Theory for 1D GPR data inversion for a dissipative layered medium

Abstract

We present a data driven method of full waveform inversion in one dimension. This means that the inversion is carried out as a sequence of processing steps. The first step is known as Marchenko redatuming. In this step we retrieve focusing functions from the measured data. In the second step we isolate the last event in the focusing function to obtain the local reflection coefficient of a particular reflecting boundary. This is done for the dissipative and equivalent effectual model. An effectual medium amplifies a propagating wave in the same way as a dissipative medium attenuates it.
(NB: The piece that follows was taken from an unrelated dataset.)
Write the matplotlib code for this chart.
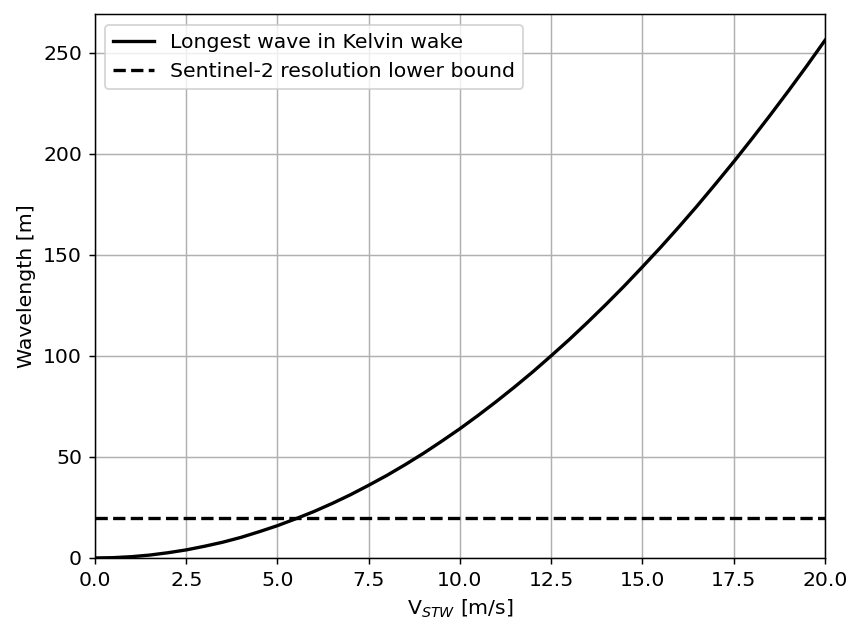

From these two models the reflection coefficient of the corresponding lossless medium can be computed. This is then inverted for the electric permittivity. Once the permittivity is found, the individual layer thicknesses are obtained from the travel times. The ratio of the reflection coefficient in the physical and effectual medium provides an estimate of the attenuation in each layer from which the conductivity in each layer can be found. We show that in this case the full waveform inversion is a linear problem. We need reflection and transmission data measured at two sides of the medium. We use an unconditionally convergent iterative technique to compute the focusing functions. The method only needs the up-and downgoing parts of the electric field at the receiver levels. A 1D numerical example with a lossy model shows that the proposed GPR inversion method is effective on modeled data.